Ignorant people have not learned to move beyond intuitive System 1, even when it misleads and often mistrust financial-facts
knowledge e.g. it is a financial fact that it is difficult to forecast stock prices, but the average person thinks it is not so difficult.
Knowledgeable people learn from experience and financial facts knowledge, i.e. transform themselves from normal-ignorant to
normal-knowledgeable.
Heuristics and biases may cause harm but we can also use them to improve decision making, such as using framing to nudge
investors to make the right decision. Bias = negative outcome/ error because of heuristic
Conclusion:
Rational people want only utilitarian benefits from investments (wealth) and don’t make cognitive or emotional errors, whereas
normal people also want expressive and emotional benefits (social responsibility and status) and are susceptible to cognitive
and emotional errors. System 1 shortcuts can lead to good choices but also errors and should learn to use System 2.
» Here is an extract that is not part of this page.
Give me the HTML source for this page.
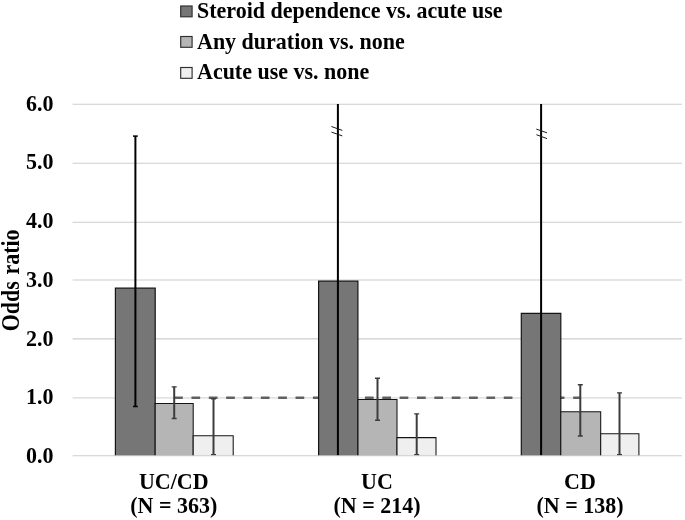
<!DOCTYPE html>
<html>
<head>
<meta charset="utf-8">
<title>Odds ratio chart</title>
<style>
html,body{margin:0;padding:0;background:#fff;}
svg{display:block;filter:grayscale(1) blur(0.3px);}
text{font-family:"Liberation Serif",serif;font-weight:bold;font-size:22px;fill:#000;}
</style>
</head>
<body>
<svg width="685" height="520" viewBox="0 0 685 520">
<rect x="0" y="0" width="685" height="520" fill="#ffffff"/>

<!-- legend -->
<g stroke="#2e2e2e" stroke-width="1.15">
<rect x="180.7" y="6.0" width="11.4" height="10.8" fill="#767676"/>
<rect x="180.7" y="36.5" width="11.4" height="10.8" fill="#b5b5b5"/>
<rect x="180.7" y="67.5" width="11.4" height="10.8" fill="#efefef"/>
</g>
<text transform="translate(197,17.6) scale(1,1.015)">Steroid dependence vs. acute use</text>
<text transform="translate(197,48.6) scale(1,1.015)">Any duration vs. none</text>
<text transform="translate(197,79.2) scale(1,1.015)">Acute use vs. none</text>
<!-- gridlines -->
<g stroke="#cdcdcd" stroke-width="1.1">
<line x1="72.6" x2="682" y1="104.3" y2="104.3"/>
<line x1="72.6" x2="682" y1="163.3" y2="163.3"/>
<line x1="72.6" x2="682" y1="222.2" y2="222.2"/>
<line x1="72.6" x2="682" y1="280.0" y2="280.0"/>
<line x1="72.6" x2="682" y1="338.9" y2="338.9"/>
<line x1="72.6" x2="682" y1="397.85" y2="397.85" stroke="#d8d8d8"/>
</g>
<!-- y tick labels -->
<text transform="translate(53.4,462.7) scale(1,1.09)" text-anchor="end">0.0</text>
<text transform="translate(53.4,403.9) scale(1,1.09)" text-anchor="end">1.0</text>
<text transform="translate(53.4,345.7) scale(1,1.09)" text-anchor="end">2.0</text>
<text transform="translate(53.4,286.5) scale(1,1.09)" text-anchor="end">3.0</text>
<text transform="translate(53.4,227.9) scale(1,1.09)" text-anchor="end">4.0</text>
<text transform="translate(53.4,169.2) scale(1,1.09)" text-anchor="end">5.0</text>
<text transform="translate(53.4,111.4) scale(1,1.09)" text-anchor="end">6.0</text>
<text transform="translate(18.6,331.3) rotate(-90) scale(1,1.1)">Odds<tspan dx="1.1"> ratio</tspan></text>
<!-- reference dashed line -->
<line x1="174.1" x2="580.5" y1="397.7" y2="397.7" stroke="#606060" stroke-width="2.6" stroke-dasharray="8.7 8.65"/>
<!-- bars (open at the bottom; axis line is drawn over them) -->
<g stroke="#141414" stroke-width="1.2">
<path fill="#767676" d="M115.4 456V288.2H155.2V456"/>
<path fill="#b5b5b5" stroke-width="1.05" d="M155.2 456V403.4H193.2V456"/>
<path fill="#efefef" stroke-width="1.05" d="M193.2 456V435.7H233.2V456"/>
<path fill="#767676" d="M318.6 456V281.2H357.9V456"/>
<path fill="#b5b5b5" stroke-width="1.05" d="M358.0 456V399.4H397.0V456"/>
<path fill="#efefef" stroke-width="1.05" d="M397.0 456V437.6H436.0V456"/>
<path fill="#767676" d="M521.3 456V313.3H560.8V456"/>
<path fill="#b5b5b5" stroke-width="1.05" d="M560.8 456V411.7H600.7V456"/>
<path fill="#efefef" stroke-width="1.05" d="M600.7 456V433.7H638.9V456"/>
</g>
<!-- error bars: dark series -->
<g stroke="#000" stroke-width="2.0" fill="none">
<line x1="135.4" x2="135.4" y1="136" y2="406.7"/>
<line x1="337.9" x2="337.9" y1="104" y2="455.5"/>
<line x1="541.1" x2="541.1" y1="104" y2="455.5"/>
</g>
<g stroke="#000" stroke-width="1.5">
<line x1="133" x2="137.8" y1="136.1" y2="136.1"/>
<line x1="133" x2="137.8" y1="406.5" y2="406.5"/>
</g>
<!-- axis-break marks -->
<g stroke="#1a1a1a" stroke-width="1">
<line x1="331.4" y1="126.5" x2="342.3" y2="130.4"/>
<line x1="331.5" y1="132.1" x2="342.3" y2="135.9"/>
<line x1="536.3" y1="129.1" x2="547" y2="132.8"/>
<line x1="536.4" y1="134.7" x2="547" y2="138.6"/>
</g>
<!-- error bars: light series -->
<g stroke="#3c3c3c" stroke-width="2.0" fill="none">
<path d="M174.2 386.7V418.7"/>
<path d="M213.5 398.5V455"/>
<path d="M377.5 378V420.5"/>
<path d="M416.7 413.7V455"/>
<path d="M580.3 384.5V436.2"/>
<path d="M619.5 392.7V455"/>
</g>
<g stroke="#3c3c3c" stroke-width="1.4" fill="none">
<path d="M171.7 386.9H176.7M171.7 418.5H176.7"/>
<path d="M211.0 398.7H216.0M211.0 454.8H216.0"/>
<path d="M375.0 378.2H380.0M375.0 420.3H380.0"/>
<path d="M414.2 413.9H419.2M414.2 454.8H419.2"/>
<path d="M577.8 384.7H582.8M577.8 436.0H582.8"/>
<path d="M617.0 392.9H622.0M617.0 454.8H622.0"/>
</g>
<!-- baseline over bars -->
<line x1="72.6" x2="682" y1="455.7" y2="455.7" stroke="#cdcdcd" stroke-width="1.1"/>
<!-- category labels -->
<text transform="translate(173.8,489.3) scale(1,1.06)" text-anchor="middle">UC/CD</text>
<text transform="translate(173.8,513.0) scale(1,1.06)" text-anchor="middle">(N = 363)</text>
<text transform="translate(377.0,489.3) scale(1,1.06)" text-anchor="middle">UC</text>
<text transform="translate(377.0,513.0) scale(1,1.06)" text-anchor="middle">(N = 214)</text>
<text transform="translate(580.0,489.3) scale(1,1.06)" text-anchor="middle">CD</text>
<text transform="translate(580.0,513.0) scale(1,1.06)" text-anchor="middle">(N = 138)</text>
</svg>
</body>
</html>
Chapter 2: Wants for Utilitarian, Expressive, and Emotional Benefits
People want 3 kinds of benefits: 1. utilitarian (satisfaction/utility), 2. expressive (convey values, tastes and social status), and
3. emotional (give feelings). Utilitarian benefits of two investments are identical when they yield identical return, but
satisfaction they yield varies by expressive and emotional benefits. Therefore, preferences and satisfaction influences risk
preferences, return beliefs, trading decisions.
Trade-offs between wants, e.g. between utilitarian benefits of great wealth and expressive and emotional benefits of adherence
to values. Conflicts between our wants and wants of others, e.g. conflicts between benefits received by corporate managers and
shareholders, money managers and investors, financial advisors and clients.

1. Want for Riches and Protection from Poverty
Hope for riches: encourages people to invest entire portfolio in stocks and lottery tickets (upside potential)
Fear of poverty: encourages us to invest entire portfolio in government bonds and hold tightly to Social Security (downside
protection). We balance wants by dividing money into layers of portfolio pyramids (= BPT).
2. Want to nurture our children and families
Provide education, inheritance, and financial support to children.
3. Want to Play Games and Win
We want to satisfy wants for utilitarian, expressive and emotional benefits of playing and winning, e.g. trading. Traders prefer
lottery-like stocks whose return distributions are skewed toward high returns. We want to be aroused and entertained.
4. Want to Demonstrate Competence
Ambiguity (uncertainty) aversion = preference of known risks to unknown risks. May arise from expressive and emotional
benefits gained by demonstrating competence to others and ourselves. Consequences of bets include emotional payoffs of
satisfaction or embarrassment, either from self-evaluation or from an evaluation by others. Investors who perceive themselves
as more competent trade more frequently as they want to demonstrate this.
5. Want to Stay True to Our Values
Values of investors vary and direct our wants for particular utilitarian, expressive, and emotional benefits, e.g. mutual funds can
choose to invest only in socially responsible companies, exclude weapon manufacturers or companies polluting the environment
Changes in circumstances affect trade-offs between utilitarian, expressive, and emotional benefits. For example, during 2008
financial crisis, expressive and emotional cost of mortgage defaults weakened (less stigma/shame)
6. Wants for High Social Status
Some investments are done to convey social status, such as movies, paintings and other collectibles providing expressive and
emotional benefits. Commonly described as “emotional assets” paying “emotional dividends” which offset the low utilitarian
benefits. Also true for investment in start-ups, hedge funds or private banks.
7. Wants for Fairness
We want fairness but it can be considered differently among people, e.g. how we view insider trading. We want equal power
(income equality) and freedom from coercion.
8. Wants to Pay no Taxes
Tax-saving strategies deliver utilitarian, expressive and emotional benefits. People express themselves as high-income investors
with social status is as high as tax bracket, and smart to avoid taxes.